# Sammich (direct solving) example solves, for 4x4; reintroduction



## rachmaninovian (Jul 14, 2015)

Hello world. I have been dormant for years now; basically being conscripted out of high school wasn't fun… and school of course soon right after ;p

I am a rising Junior @ IU.

For those who don't know me: I use sammich. For all cubes. 4x4 was my specialty! I do not use CFOP for 3x3 because I'm faster with my version of corners first aka sammich.

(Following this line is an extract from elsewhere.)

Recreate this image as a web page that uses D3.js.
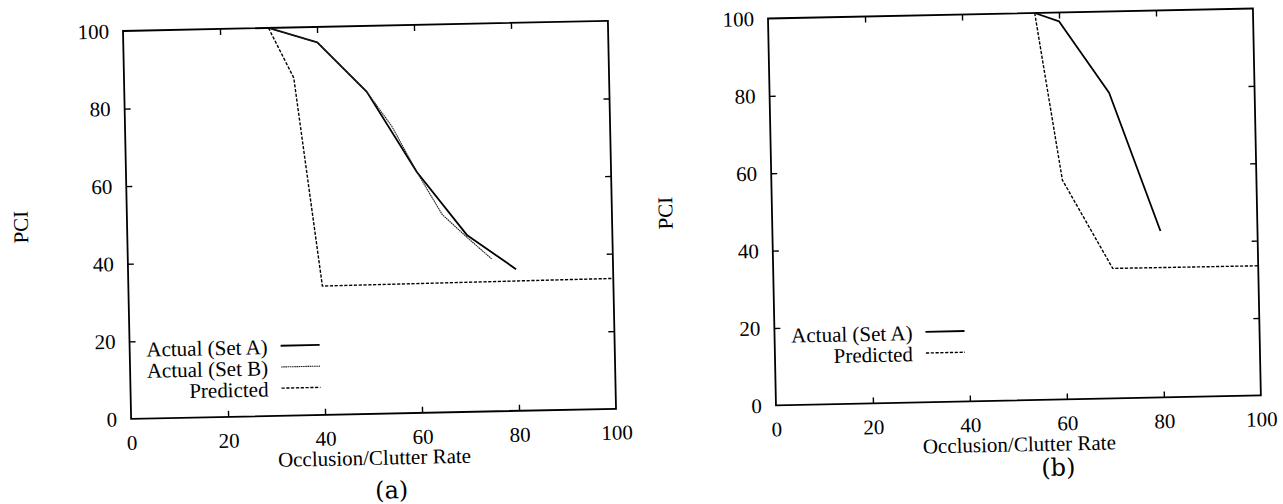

Here's an example solve for the 4x4; I have recently achieved a 37.78 single, and a 47.47 ao12. And since it's the summer and I have an excuse to slack off for a few days after a recital…here is it! I might do more example solves in the next few days. Give me feedbacks!




Scramble: U' B2 f' r D U' L' U2 L r F' R U D F B' R D' B' R U f F L' r2 R B' r2 u U L r2 R' F' (White top, green front when scrambling)

Inspection: (x’)

First 2 centers:

White center: Dw2 U’ Rw’+x’
Yellow center: L2 Uw’ Rw U2 Rw’ y’ L’ Dw U’ Rw U2 Rw’
White corners: L y U2 R U R U2 R U2 R
Yellow corners: U2 R’ U R’ F U’ R U F2 R2 (CLL)

F8D (First 8 dedges): 

Stage 1:
Yellow-Red dedge: Dw z’ (Rw’+l)2 U’ M’ U
Yellow-Blue dedge: x U’ l’ U2 l r U’
Yellow-Orange dedge: (Rw’+l) L’ U’ l’ U2 l2 U’

Stage 2:
z2 R (positioning keyhole dedge on RU position)
White-Red dedge: L U’ l’ U2 l2 U’
White-Orange dedge: Lw (Lw+r’) U’ M’ U
White-Green dedge: (Lw+r’) r’ U r U2 l r U
White-Blue dedge: L2 U’ r’ U2 r2 U’
Yellow-Green dedge: R’ U R U’ r U2 r2 U’ R’ U’

Sandwich!

B2D (Bottom 2 Dedges): 

R’ (positioning)
Dw2 r2 Dw2 (to preserve red center cubie attached to red-green edge piece)
x’ r’ U2 r U2 r (optimal alg that moves UFl+Ufl+Ubl, or UFl and l center block on U to FDr+1x2 r center block on D)

L2D:
M’ U M’ U M’ U2 M U M U M U2

Centers:

Attempt to solve U (orange) from D and F;

Alg 1: Diagonal adjacent swap
l' U r U’ l U r’ U’ r U l’ U’ r’ U l U’

mental note: Orange center incomplete;

x’

Attempt to solve U (green from D and F)
Alg 2: Opposite Niklas
U’ r2 U l2 U’ r2 U l2

Mental note: spot 3 cycle between orange, green, and red.

Alg 3: Adjacent Niklas
U l’ U’ r U l U’ r’

3-cycle to solve cube (with cancellations at the end):
U’ r U r’ u2 r U’ r’ Uw2 U’


----------



## Ross The Boss (Jul 14, 2015)

oh hi there! i remember watching your videos when i first started with cubing


----------